In recognizing one’s immaculate skills of pretending to act if intoxicated, film scholars often point to the “drunkish” tour de force from Jimmy Stewart in George Cukor’s The Philadelphia Story. In a performance that nears that stunning high bar, Exarchopoulos strongly relies on the script, which encourages her to loosen her body a little bit, raise her voice when it’s inappropriate for Garance, and carefully approach the sensitive theme of her heroine’s uncontrolled hysteria, also related to the unhealthy penchant for wine. As always, she remains a force of nature, a powerhouse full of contradictions. It’s not pleasurable to watch Garance get drunk and potentially waste her entire life, yet the way Exarchopoulos imitates both drunkenness and the act of alcohol withdrawal, full of reappearing panic attacks, rings hypnotic.

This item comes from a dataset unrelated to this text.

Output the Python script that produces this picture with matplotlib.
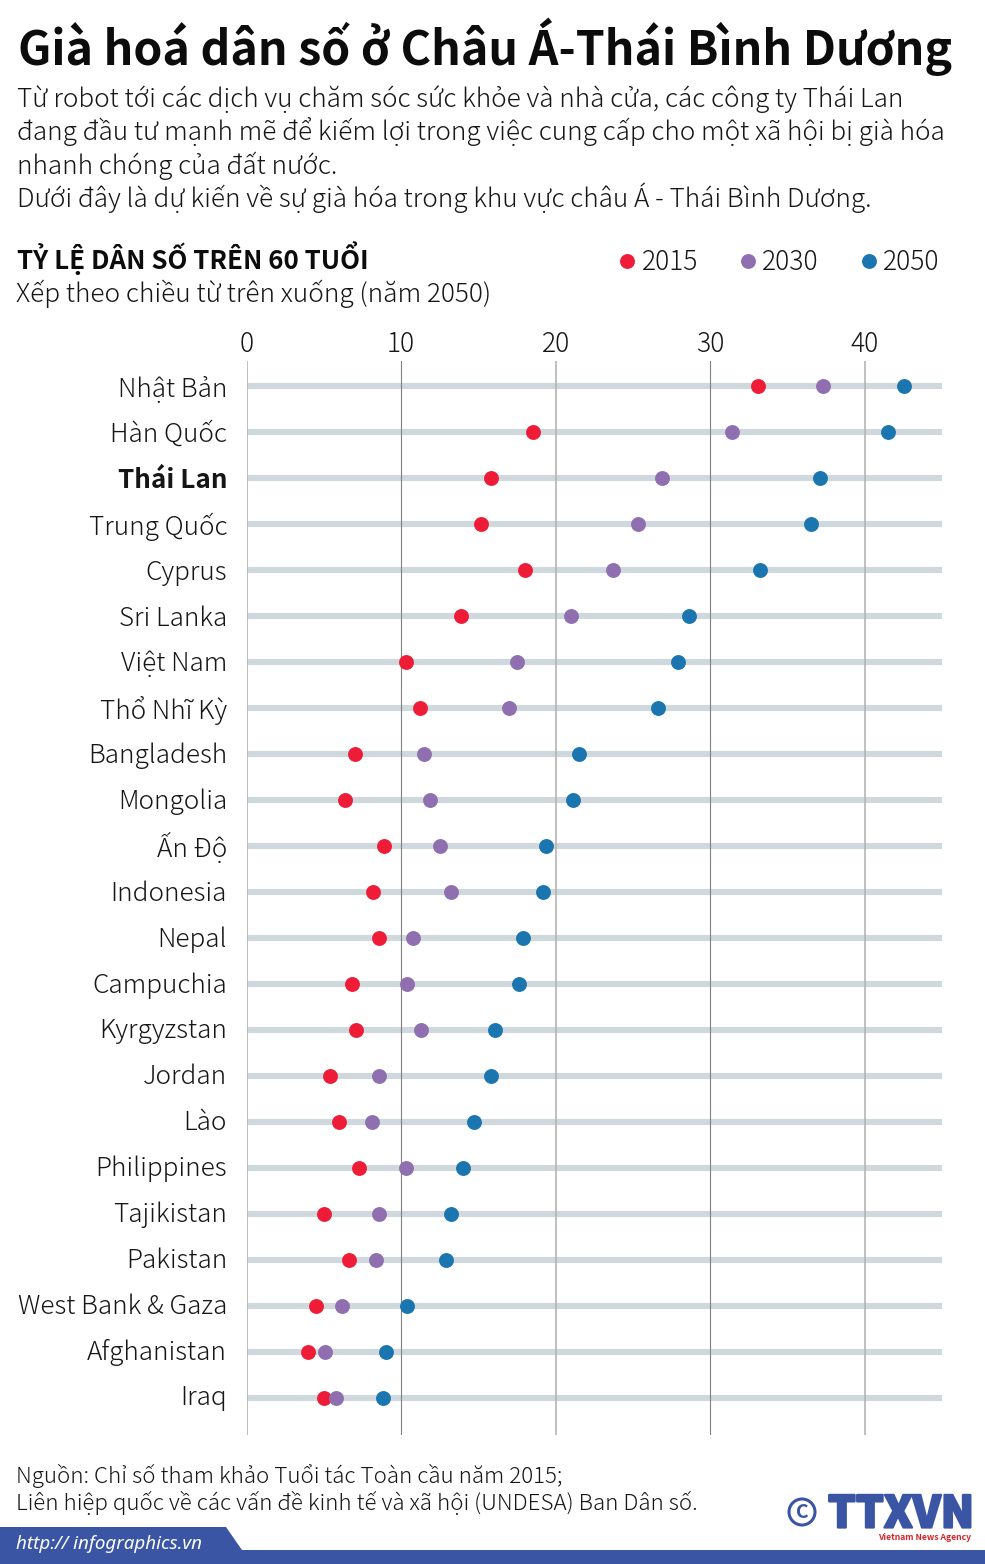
import matplotlib
matplotlib.use("Agg")
import matplotlib.pyplot as plt
import matplotlib.patheffects as pe
from matplotlib.patches import Polygon, Circle
from matplotlib.transforms import ScaledTranslation

FONT = ["Noto Sans CJK JP", "Noto Sans", "DejaVu Sans"]
plt.rcParams["font.family"] = FONT

countries = ["Nhật Bản", "Hàn Quốc", "Thái Lan", "Trung Quốc", "Cyprus", "Sri Lanka",
             "Việt Nam", "Thổ Nhĩ Kỳ", "Bangladesh", "Mongolia", "Ấn Độ", "Indonesia",
             "Nepal", "Campuchia", "Kyrgyzstan", "Jordan", "Lào", "Philippines",
             "Tajikistan", "Pakistan", "West Bank & Gaza", "Afghanistan", "Iraq"]
y2015 = [33.1, 18.5, 15.8, 15.2, 18.0, 13.9, 10.3, 11.2, 7.0, 6.4, 8.9, 8.2,
         8.6, 6.8, 7.1, 5.4, 6.0, 7.3, 5.0, 6.6, 4.5, 4.0, 5.0]
y2030 = [37.3, 31.4, 26.9, 25.3, 23.7, 21.0, 17.5, 17.0, 11.5, 11.9, 12.5, 13.2,
         10.8, 10.4, 11.3, 8.6, 8.1, 10.3, 8.6, 8.4, 6.2, 5.1, 5.8]
y2050 = [42.5, 41.5, 37.1, 36.5, 33.2, 28.6, 27.9, 26.6, 21.5, 21.1, 19.4, 19.2,
         17.9, 17.6, 16.1, 15.8, 14.7, 14.0, 13.2, 12.9, 10.4, 9.0, 8.8]
x_ticks = [0, 10, 20, 30, 40]
series_labels = ["2015", "2030", "2050"]
series_colors = ["#ee1c37", "#8f6fb0", "#1b75ae"]
intro = ["Từ robot tới các dịch vụ chăm sóc sức khỏe và nhà cửa, các công ty Thái Lan",
         "đang đầu tư mạnh mẽ để kiếm lợi trong việc cung cấp cho một xã hội bị già hóa",
         "nhanh chóng của đất nước.",
         "Dưới đây là dự kiến về sự già hóa trong khu vực châu Á - Thái Bình Dương."]

W, H = 985, 1564
TEXT = "#161616"
fig = plt.figure(figsize=(W / 100, H / 100), dpi=100)

# overlay in pixel coordinates for the text and footer
bg = fig.add_axes([0, 0, 1, 1])
bg.set_xlim(0, W)
bg.set_ylim(H, 0)
bg.axis("off")

bg.text(18, 47, "Già hoá dân số ở Châu Á-Thái Bình Dương", fontsize=33.5, weight="bold",
        va="center", color="#0c0c0c")
for y, line in zip([99, 131, 166, 198], intro):
    bg.text(17, y, line, fontsize=18.8, weight="light", va="center", color=TEXT)
bg.text(17, 258, "TỶ LỆ DÂN SỐ TRÊN 60 TUỔI", fontsize=18.7, weight="bold", va="center", color="#0c0c0c")
bg.text(16, 294, "Xếp theo chiều từ trên xuống (năm 2050)", fontsize=18.85, weight="light", va="center", color=TEXT)

for x, label, color in zip([627, 748, 869], series_labels, series_colors):
    bg.scatter([x], [261], s=115, color=color, linewidths=0)
    bg.text(x + (15 if label == "2015" else 14), 262, label, fontsize=19, weight="light",
            va="center", color=TEXT)

bg.text(16, 1476, "Nguồn: Chỉ số tham khảo Tuổi tác Toàn cầu năm 2015;", fontsize=16.1, weight="light",
        va="center", color=TEXT)
bg.text(16, 1503, "Liên hiệp quốc về các vấn đề kinh tế và xã hội (UNDESA) Ban Dân số.", fontsize=16.1,
        weight="light", va="center", color=TEXT)

# footer band and logo
blue = "#3b55a5"
bg.add_patch(Polygon([(0, 1527), (226, 1527), (242, 1550), (985, 1550), (985, 1564), (0, 1564)],
                     closed=True, color=blue, lw=0))
bg.text(16, 1544, "http:// infographics.vn", fontsize=13.5, style="italic", weight="light",
        va="center", color="white", family=["Noto Sans", "DejaVu Sans"])
bg.add_patch(Circle((802, 1512), 13, fill=False, ec=blue, lw=2.2))
bg.text(802, 1512, "C", fontsize=14, weight="bold", ha="center", va="center", color=blue)
logo = bg.text(901, 1514, "TTXVN", fontsize=31.5, weight="black", ha="center", va="center", color=blue)
logo.set_path_effects([pe.withStroke(linewidth=1.6, foreground=blue)])
bg.text(925, 1538, "Vietnam News Agency", fontsize=6.2, weight="bold", ha="center", va="center", color="#d8232a")

# chart
ax = fig.add_axes([246.5 / W, 1 - 1435 / H, (942.2 - 246.5) / W, (1435 - 361) / H])
ax.patch.set_alpha(0)
ax.set_xlim(0, 45)
ax.set_ylim(22.8, -0.543)
for side in ax.spines:
    ax.spines[side].set_visible(False)

rows = list(range(len(countries)))
ax.hlines(rows, 0, 45, color="#cfd8dd", lw=4.4, zorder=1)
for t in x_ticks:
    if t in (10, 30):
        ax.axvline(t, color="#808080", lw=0.8, zorder=2)
    else:
        ax.axvline(t, color="#b4b4b4", lw=1.2, zorder=2)

for values, color in zip([y2015, y2030, y2050], series_colors):
    ax.scatter(values, rows, s=115, color=color, linewidths=0, zorder=3)

ax.xaxis.tick_top()
ax.set_xticks(x_ticks)
ax.tick_params(axis="x", length=0, pad=2.5, labelsize=19, labelcolor=TEXT)
for lab in ax.get_xticklabels():
    lab.set_fontweight("light")
ax.set_yticks(rows)
ax.set_yticklabels(countries, va="center_baseline")
ax.tick_params(axis="y", length=0, pad=14, labelsize=18.8, labelcolor=TEXT)
for i, lab in enumerate(ax.get_yticklabels()):
    lab.set_fontweight("bold" if lab.get_text() == "Thái Lan" else "light")
    # labels sit on a slightly tighter pitch than the rows
    lab.set_transform(lab.get_transform() + ScaledTranslation(0, 3 * i / 22 / 100, fig.dpi_scale_trans))

fig.savefig("out.png", dpi=100)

Exarchopoulos makes Another Day something more than a French soap opera, which the film often structurally resembles. Garance’s life consists of more downs than ups, but at least she’s a reliable narrator, no longer scared to admit her past mistakes. Even during rather mundanely scripted passages, Another Day gets a visceral portrayal of a young alcoholic’s struggle right. Without Exarchopoulos, that would not have been the case. She has the kind of old-school star charisma to bring life to narrative tedium.
Another Day premiered at the 2026 Cannes Film Festival.